• **PROBLEM STATEMENT**: Give back every line exactly as it appears, pictures excluded.

• **INFORMATION SUPPLIED**:
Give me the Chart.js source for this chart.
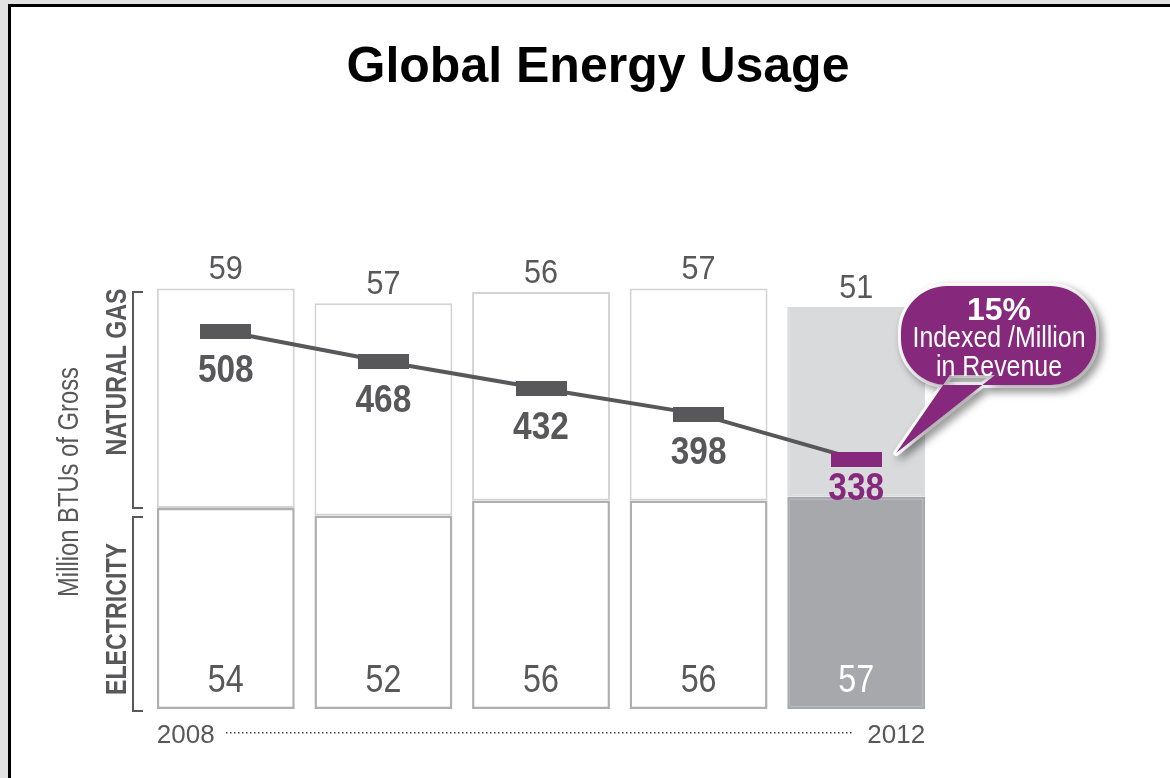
<!DOCTYPE html>
<html>
<head>
<meta charset="utf-8">
<script src="https://cdn.jsdelivr.net/npm/chart.js@4.4.1/dist/chart.umd.min.js"></script>
<style>
  html,body{margin:0;padding:0;background:#e2e2e2;overflow:hidden}
  canvas{display:block}
</style>
</head>
<body>
<canvas id="energyChart" width="1170" height="778"></canvas>
<script>
// data
const years = ['2008','2009','2010','2011','2012'];
const electricity = [54,52,56,56,57];
const naturalGas = [59,57,56,57,51];
const indexedRevenue = [508,468,432,398,338];
const calloutLines = ['15%','Indexed /Million','in Revenue'];

const GRAY = '#58585a';
const PURPLE = '#86297c';
const FONT = '"Liberation Sans", Arial, Helvetica, sans-serif';

function markerImg(color){
    const c = document.createElement('canvas');
    c.width = 51; c.height = 15;
    const g = c.getContext('2d');
    g.fillStyle = color;
    g.fillRect(0,0,51,15);
    return c;
}
const markers = indexedRevenue.map((v,i)=> markerImg(i===indexedRevenue.length-1 ? PURPLE : GRAY));

// draw horizontally squeezed text (to mimic a condensed face)
function cText(ctx, txt, x, y, font, sx, color, align, rot){
    ctx.save();
    ctx.translate(x,y);
    if(rot) ctx.rotate(rot);
    ctx.scale(sx,1);
    ctx.font = font;
    ctx.fillStyle = color;
    ctx.textAlign = align || 'center';
    ctx.textBaseline = 'alphabetic';
    ctx.fillText(txt,0,0);
    ctx.restore();
}

const last = years.length-1;
const isLast = (arr, a, b) => arr.map((v,i)=> i===last ? b : a);

const decor = {
    id:'decor',
    beforeDraw(chart){
        const ctx = chart.ctx;
        ctx.save();
        ctx.fillStyle = '#e2e2e2';
        ctx.fillRect(0,0,1170,778);
        ctx.fillStyle = '#000';
        ctx.fillRect(8,4,1170,778);
        ctx.fillStyle = '#fff';
        ctx.fillRect(11,7,1170,778);
        ctx.restore();

        // title
        cText(ctx,'Global Energy Usage',598,82,'bold 50px '+FONT,1,'#000');
    },
    afterDatasetsDraw(chart){
        const ctx = chart.ctx;
        const elec = chart.getDatasetMeta(0).data;
        const gas = chart.getDatasetMeta(1).data;
        const line = chart.getDatasetMeta(2).data;

        gas.forEach((el,i)=>{
            cText(ctx,String(naturalGas[i]),el.x,el.y-9,'34px '+FONT,0.9,GRAY);
        });
        elec.forEach((el,i)=>{
            cText(ctx,String(electricity[i]),el.x,el.base-17,'38px '+FONT,0.85,i===last?'#fff':GRAY);
        });
        line.forEach((pt,i)=>{
            const off = i===last ? 41 : 50;
            cText(ctx,String(indexedRevenue[i]),pt.x,pt.y+off,'bold 38px '+FONT,0.88,i===last?PURPLE:GRAY);
        });

        // side brackets and labels
        ctx.save();
        ctx.strokeStyle = GRAY;
        ctx.lineWidth = 2;
        ctx.beginPath();
        ctx.moveTo(143,292); ctx.lineTo(133,292); ctx.lineTo(133,508); ctx.lineTo(143,508);
        ctx.moveTo(143,517); ctx.lineTo(133,517); ctx.lineTo(133,711); ctx.lineTo(143,711);
        ctx.stroke();
        ctx.restore();
        cText(ctx,'NATURAL GAS',126,372,'bold 29px '+FONT,0.8,GRAY,'center',-Math.PI/2);
        cText(ctx,'ELECTRICITY',126,619,'bold 29px '+FONT,0.8,GRAY,'center',-Math.PI/2);
        cText(ctx,'Million BTUs of Gross',78,482,'29px '+FONT,0.82,GRAY,'center',-Math.PI/2);

        // year axis
        const first = elec[0], end = elec[last];
        cText(ctx,years[0],first.x-first.width/2,743,'26px '+FONT,1,GRAY,'left');
        cText(ctx,years[last],end.x+end.width/2,743,'26px '+FONT,1,GRAY,'right');
        ctx.save();
        ctx.fillStyle = '#444';
        for(let x=226;x<=853;x+=4) ctx.fillRect(x,732,1.5,1.5);
        ctx.restore();

        // callout bubble
        const tip = line[last];
        const p = new Path2D();
        p.roundRect(901,286,195,99,46);
        p.moveTo(950,375);
        p.lineTo(tip.x+40,tip.y-6);
        p.lineTo(995,375);
        p.closePath();
        ctx.save();
        ctx.shadowColor = 'rgba(0,0,0,0.35)';
        ctx.shadowBlur = 8;
        ctx.shadowOffsetX = 4;
        ctx.shadowOffsetY = 4;
        ctx.fillStyle = '#fff';
        ctx.strokeStyle = '#fff';
        ctx.lineWidth = 6;
        ctx.lineJoin = 'round';
        ctx.stroke(p);
        ctx.fill(p);
        ctx.restore();
        ctx.save();
        ctx.fillStyle = PURPLE;
        ctx.fill(p);
        ctx.restore();
        cText(ctx,calloutLines[0],999,320,'bold 32px '+FONT,1,'#fff');
        cText(ctx,calloutLines[1],999,347,'30px '+FONT,0.83,'#fff');
        cText(ctx,calloutLines[2],999,376,'30px '+FONT,0.83,'#fff');
    }
};

new Chart(document.getElementById('energyChart').getContext('2d'),{
    type:'bar',
    data:{
        labels:years,
        datasets:[
            {
                label:'Electricity',
                data:electricity,
                backgroundColor:isLast(years,'#ffffff','#a7a8ab'),
                borderColor:isLast(years,'#aeafb2','#a7a8ab'),
                borderWidth:2.5,
                borderSkipped:false,
                stack:'energy',
                yAxisID:'y',
                categoryPercentage:1,
                barPercentage:0.875,
                order:2
            },
            {
                label:'Natural Gas',
                data:naturalGas,
                backgroundColor:isLast(years,'#ffffff','#d9dadc'),
                borderColor:isLast(years,'#d3d3d5','#d9dadc'),
                borderWidth:2,
                borderSkipped:false,
                stack:'energy',
                yAxisID:'y',
                categoryPercentage:1,
                barPercentage:0.875,
                order:2
            },
            {
                type:'line',
                label:'Indexed /Million in Revenue',
                data:indexedRevenue,
                yAxisID:'y2',
                borderColor:GRAY,
                borderWidth:4,
                tension:0,
                pointStyle:markers,
                pointRadius:10,
                clip:false,
                order:0
            }
        ]
    },
    options:{
        responsive:false,
        animation:false,
        events:[],
        layout:{padding:{left:147,right:235,top:240,bottom:69}},
        plugins:{legend:{display:false},tooltip:{enabled:false},title:{display:false}},
        scales:{
            x:{display:false,stacked:true},
            y:{display:false,stacked:true,min:0,max:126},
            y2:{display:false,min:5,max:630}
        }
    },
    plugins:[decor]
});
</script>
</body>
</html>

• **EXERCISE RESULT**:
Give me the Chart.js source for this chart.
<!DOCTYPE html>
<html>
<head>
<meta charset="utf-8">
<script src="https://cdn.jsdelivr.net/npm/chart.js@4.4.1/dist/chart.umd.min.js"></script>
<style>
  html,body{margin:0;padding:0;background:#e2e2e2;overflow:hidden}
  canvas{display:block}
</style>
</head>
<body>
<canvas id="energyChart" width="1170" height="778"></canvas>
<script>
// data
const years = ['2008','2009','2010','2011','2012'];
const electricity = [54,52,56,56,57];
const naturalGas = [59,57,56,57,51];
const indexedRevenue = [508,468,432,398,338];
const calloutLines = ['15%','Indexed /Million','in Revenue'];

const GRAY = '#58585a';
const PURPLE = '#86297c';
const FONT = '"Liberation Sans", Arial, Helvetica, sans-serif';

function markerImg(color){
    const c = document.createElement('canvas');
    c.width = 51; c.height = 15;
    const g = c.getContext('2d');
    g.fillStyle = color;
    g.fillRect(0,0,51,15);
    return c;
}
const markers = indexedRevenue.map((v,i)=> markerImg(i===indexedRevenue.length-1 ? PURPLE : GRAY));

// draw horizontally squeezed text (to mimic a condensed face)
function cText(ctx, txt, x, y, font, sx, color, align, rot){
    ctx.save();
    ctx.translate(x,y);
    if(rot) ctx.rotate(rot);
    ctx.scale(sx,1);
    ctx.font = font;
    ctx.fillStyle = color;
    ctx.textAlign = align || 'center';
    ctx.textBaseline = 'alphabetic';
    ctx.fillText(txt,0,0);
    ctx.restore();
}

const last = years.length-1;
const isLast = (arr, a, b) => arr.map((v,i)=> i===last ? b : a);

const decor = {
    id:'decor',
    beforeDraw(chart){
        const ctx = chart.ctx;
        ctx.save();
        ctx.fillStyle = '#e2e2e2';
        ctx.fillRect(0,0,1170,778);
        ctx.fillStyle = '#000';
        ctx.fillRect(8,4,1170,778);
        ctx.fillStyle = '#fff';
        ctx.fillRect(11,7,1170,778);
        ctx.restore();

        // title
        cText(ctx,'Global Energy Usage',598,82,'bold 50px '+FONT,1,'#000');
    },
    afterDatasetsDraw(chart){
        const ctx = chart.ctx;
        const elec = chart.getDatasetMeta(0).data;
        const gas = chart.getDatasetMeta(1).data;
        const line = chart.getDatasetMeta(2).data;

        gas.forEach((el,i)=>{
            cText(ctx,String(naturalGas[i]),el.x,el.y-9,'34px '+FONT,0.9,GRAY);
        });
        elec.forEach((el,i)=>{
            cText(ctx,String(electricity[i]),el.x,el.base-17,'38px '+FONT,0.85,i===last?'#fff':GRAY);
        });
        line.forEach((pt,i)=>{
            const off = i===last ? 41 : 50;
            cText(ctx,String(indexedRevenue[i]),pt.x,pt.y+off,'bold 38px '+FONT,0.88,i===last?PURPLE:GRAY);
        });

        // side brackets and labels
        ctx.save();
        ctx.strokeStyle = GRAY;
        ctx.lineWidth = 2;
        ctx.beginPath();
        ctx.moveTo(143,292); ctx.lineTo(133,292); ctx.lineTo(133,508); ctx.lineTo(143,508);
        ctx.moveTo(143,517); ctx.lineTo(133,517); ctx.lineTo(133,711); ctx.lineTo(143,711);
        ctx.stroke();
        ctx.restore();
        cText(ctx,'NATURAL GAS',126,372,'bold 29px '+FONT,0.8,GRAY,'center',-Math.PI/2);
        cText(ctx,'ELECTRICITY',126,619,'bold 29px '+FONT,0.8,GRAY,'center',-Math.PI/2);
        cText(ctx,'Million BTUs of Gross',78,482,'29px '+FONT,0.82,GRAY,'center',-Math.PI/2);

        // year axis
        const first = elec[0], end = elec[last];
        cText(ctx,years[0],first.x-first.width/2,743,'26px '+FONT,1,GRAY,'left');
        cText(ctx,years[last],end.x+end.width/2,743,'26px '+FONT,1,GRAY,'right');
        ctx.save();
        ctx.fillStyle = '#444';
        for(let x=226;x<=853;x+=4) ctx.fillRect(x,732,1.5,1.5);
        ctx.restore();

        // callout bubble
        const tip = line[last];
        const p = new Path2D();
        p.roundRect(901,286,195,99,46);
        p.moveTo(950,375);
        p.lineTo(tip.x+40,tip.y-6);
        p.lineTo(995,375);
        p.closePath();
        ctx.save();
        ctx.shadowColor = 'rgba(0,0,0,0.35)';
        ctx.shadowBlur = 8;
        ctx.shadowOffsetX = 4;
        ctx.shadowOffsetY = 4;
        ctx.fillStyle = '#fff';
        ctx.strokeStyle = '#fff';
        ctx.lineWidth = 6;
        ctx.lineJoin = 'round';
        ctx.stroke(p);
        ctx.fill(p);
        ctx.restore();
        ctx.save();
        ctx.fillStyle = PURPLE;
        ctx.fill(p);
        ctx.restore();
        cText(ctx,calloutLines[0],999,320,'bold 32px '+FONT,1,'#fff');
        cText(ctx,calloutLines[1],999,347,'30px '+FONT,0.83,'#fff');
        cText(ctx,calloutLines[2],999,376,'30px '+FONT,0.83,'#fff');
    }
};

new Chart(document.getElementById('energyChart').getContext('2d'),{
    type:'bar',
    data:{
        labels:years,
        datasets:[
            {
                label:'Electricity',
                data:electricity,
                backgroundColor:isLast(years,'#ffffff','#a7a8ab'),
                borderColor:isLast(years,'#aeafb2','#a7a8ab'),
                borderWidth:2.5,
                borderSkipped:false,
                stack:'energy',
                yAxisID:'y',
                categoryPercentage:1,
                barPercentage:0.875,
                order:2
            },
            {
                label:'Natural Gas',
                data:naturalGas,
                backgroundColor:isLast(years,'#ffffff','#d9dadc'),
                borderColor:isLast(years,'#d3d3d5','#d9dadc'),
                borderWidth:2,
                borderSkipped:false,
                stack:'energy',
                yAxisID:'y',
                categoryPercentage:1,
                barPercentage:0.875,
                order:2
            },
            {
                type:'line',
                label:'Indexed /Million in Revenue',
                data:indexedRevenue,
                yAxisID:'y2',
                borderColor:GRAY,
                borderWidth:4,
                tension:0,
                pointStyle:markers,
                pointRadius:10,
                clip:false,
                order:0
            }
        ]
    },
    options:{
        responsive:false,
        animation:false,
        events:[],
        layout:{padding:{left:147,right:235,top:240,bottom:69}},
        plugins:{legend:{display:false},tooltip:{enabled:false},title:{display:false}},
        scales:{
            x:{display:false,stacked:true},
            y:{display:false,stacked:true,min:0,max:126},
            y2:{display:false,min:5,max:630}
        }
    },
    plugins:[decor]
});
</script>
</body>
</html>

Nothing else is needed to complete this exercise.